[The exercise] Quote the listing below in full and exactly as written, but omit every picture.

──────────

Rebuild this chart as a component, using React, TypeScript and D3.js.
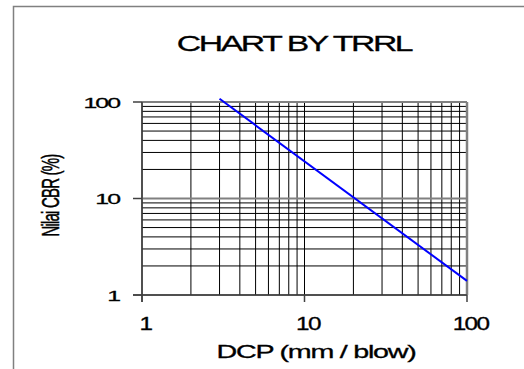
import React from 'react';
import * as d3 from 'd3';

// values
const dcpValues = [3, 100];
const cbrValues = [108, 1.4];
const majorTicks = [1, 10, 100];
const tickLabels = ['1', '10', '100'];

const App = () => {
  const W = 524;
  const H = 369;
  const plot = { left: 142, right: 467, top: 102, bottom: 295 };

  const xScale = d3.scaleLog().domain([1, 100]).range([plot.left, plot.right]);
  const yScale = d3.scaleLog().domain([1, 100]).range([plot.bottom, plot.top]);

  const gridTicks = xScale.ticks();

  const line = d3.line<number>()
    .x((d, i) => xScale(dcpValues[i]))
    .y(d => yScale(d));

  const font = 'Liberation Sans, Arial, sans-serif';

  // stretched text like the original picture
  const stretched = (x: number, y: number, sx: number, text: string, size: number, anchor: string, ls: number, key?: string) => (
    <text
      key={key}
      transform={`translate(${x},${y}) scale(${sx},1)`}
      textAnchor={anchor}
      fontFamily={font}
      fontSize={size}
      letterSpacing={ls}
      stroke="#000"
      strokeWidth={0.3}
      fill="#000"
    >
      {text}
    </text>
  );

  return (
    <svg width={W} height={H} style={{ position: 'absolute', left: 0, top: 0, background: '#fff' }}>
      {/* outer frame */}
      <rect x={13.5} y={6.5} width={W + 20} height={H + 20} fill="none" stroke="#808080" strokeWidth={1.5} />

      {stretched(294, 51, 1.5, 'CHART BY TRRL', 22.5, 'middle', -1.6)}

      {/* grid */}
      <g>
        {gridTicks.map((t, i) => (
          <line key={'v' + i} x1={xScale(t)} x2={xScale(t)} y1={plot.top} y2={plot.bottom} stroke="#000" strokeWidth={1} />
        ))}
        {gridTicks.map((t, i) => (
          <line key={'h' + i} x1={plot.left} x2={plot.right} y1={yScale(t)} y2={yScale(t)}
            stroke={t === 10 ? '#808080' : '#000'} strokeWidth={t === 10 ? 2 : 1} />
        ))}
      </g>

      {/* plot border */}
      <line x1={plot.left} x2={plot.right} y1={plot.top} y2={plot.top} stroke="#808080" strokeWidth={2} />
      <line x1={plot.right} x2={plot.right} y1={plot.top} y2={plot.bottom} stroke="#808080" strokeWidth={2.5} />

      {/* axes */}
      <line x1={plot.left} x2={plot.left} y1={plot.top} y2={plot.bottom + 7} stroke="#404040" strokeWidth={1.5} />
      <line x1={plot.left - 9} x2={plot.right} y1={plot.bottom} y2={plot.bottom} stroke="#404040" strokeWidth={1.5} />
      {majorTicks.map((t, i) => (
        <g key={'tk' + i}>
          <line x1={plot.left - 9} x2={plot.left} y1={yScale(t)} y2={yScale(t)} stroke="#404040" strokeWidth={1.5} />
          <line x1={xScale(t)} x2={xScale(t)} y1={plot.bottom} y2={plot.bottom + 7} stroke="#404040" strokeWidth={1.5} />
        </g>
      ))}

      {/* tick labels */}
      {majorTicks.map((t, i) => stretched(119, yScale(t) + 5.5, 1.6, tickLabels[i], 15.5, 'end', -1.2, 'yl' + i))}
      {majorTicks.map((t, i) => stretched(xScale(t) + 3.5, 330, 1.35, tickLabels[i], 18, 'middle', -1.2, 'xl' + i))}

      {/* data line */}
      <path d={line(cbrValues) || ''} fill="none" stroke="#0000ff" strokeWidth={2} />

      {/* axis titles */}
      {stretched(316, 358, 1.55, 'DCP (mm / blow)', 18.5, 'middle', -0.8)}
      <text
        transform="translate(59,195.5) scale(1.6,1) rotate(-90)"
        textAnchor="middle"
        fontFamily={font}
        fontSize={15}
        letterSpacing={-0.8}
        stroke="#000"
        strokeWidth={0.3}
        fill="#000"
      >
        Nilai CBR (%)
      </text>
    </svg>
  );
};

export default App;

──────────

[Task solution]
Rebuild this chart as a component, using React, TypeScript and D3.js.
import React from 'react';
import * as d3 from 'd3';

// values
const dcpValues = [3, 100];
const cbrValues = [108, 1.4];
const majorTicks = [1, 10, 100];
const tickLabels = ['1', '10', '100'];

const App = () => {
  const W = 524;
  const H = 369;
  const plot = { left: 142, right: 467, top: 102, bottom: 295 };

  const xScale = d3.scaleLog().domain([1, 100]).range([plot.left, plot.right]);
  const yScale = d3.scaleLog().domain([1, 100]).range([plot.bottom, plot.top]);

  const gridTicks = xScale.ticks();

  const line = d3.line<number>()
    .x((d, i) => xScale(dcpValues[i]))
    .y(d => yScale(d));

  const font = 'Liberation Sans, Arial, sans-serif';

  // stretched text like the original picture
  const stretched = (x: number, y: number, sx: number, text: string, size: number, anchor: string, ls: number, key?: string) => (
    <text
      key={key}
      transform={`translate(${x},${y}) scale(${sx},1)`}
      textAnchor={anchor}
      fontFamily={font}
      fontSize={size}
      letterSpacing={ls}
      stroke="#000"
      strokeWidth={0.3}
      fill="#000"
    >
      {text}
    </text>
  );

  return (
    <svg width={W} height={H} style={{ position: 'absolute', left: 0, top: 0, background: '#fff' }}>
      {/* outer frame */}
      <rect x={13.5} y={6.5} width={W + 20} height={H + 20} fill="none" stroke="#808080" strokeWidth={1.5} />

      {stretched(294, 51, 1.5, 'CHART BY TRRL', 22.5, 'middle', -1.6)}

      {/* grid */}
      <g>
        {gridTicks.map((t, i) => (
          <line key={'v' + i} x1={xScale(t)} x2={xScale(t)} y1={plot.top} y2={plot.bottom} stroke="#000" strokeWidth={1} />
        ))}
        {gridTicks.map((t, i) => (
          <line key={'h' + i} x1={plot.left} x2={plot.right} y1={yScale(t)} y2={yScale(t)}
            stroke={t === 10 ? '#808080' : '#000'} strokeWidth={t === 10 ? 2 : 1} />
        ))}
      </g>

      {/* plot border */}
      <line x1={plot.left} x2={plot.right} y1={plot.top} y2={plot.top} stroke="#808080" strokeWidth={2} />
      <line x1={plot.right} x2={plot.right} y1={plot.top} y2={plot.bottom} stroke="#808080" strokeWidth={2.5} />

      {/* axes */}
      <line x1={plot.left} x2={plot.left} y1={plot.top} y2={plot.bottom + 7} stroke="#404040" strokeWidth={1.5} />
      <line x1={plot.left - 9} x2={plot.right} y1={plot.bottom} y2={plot.bottom} stroke="#404040" strokeWidth={1.5} />
      {majorTicks.map((t, i) => (
        <g key={'tk' + i}>
          <line x1={plot.left - 9} x2={plot.left} y1={yScale(t)} y2={yScale(t)} stroke="#404040" strokeWidth={1.5} />
          <line x1={xScale(t)} x2={xScale(t)} y1={plot.bottom} y2={plot.bottom + 7} stroke="#404040" strokeWidth={1.5} />
        </g>
      ))}

      {/* tick labels */}
      {majorTicks.map((t, i) => stretched(119, yScale(t) + 5.5, 1.6, tickLabels[i], 15.5, 'end', -1.2, 'yl' + i))}
      {majorTicks.map((t, i) => stretched(xScale(t) + 3.5, 330, 1.35, tickLabels[i], 18, 'middle', -1.2, 'xl' + i))}

      {/* data line */}
      <path d={line(cbrValues) || ''} fill="none" stroke="#0000ff" strokeWidth={2} />

      {/* axis titles */}
      {stretched(316, 358, 1.55, 'DCP (mm / blow)', 18.5, 'middle', -0.8)}
      <text
        transform="translate(59,195.5) scale(1.6,1) rotate(-90)"
        textAnchor="middle"
        fontFamily={font}
        fontSize={15}
        letterSpacing={-0.8}
        stroke="#000"
        strokeWidth={0.3}
        fill="#000"
      >
        Nilai CBR (%)
      </text>
    </svg>
  );
};

export default App;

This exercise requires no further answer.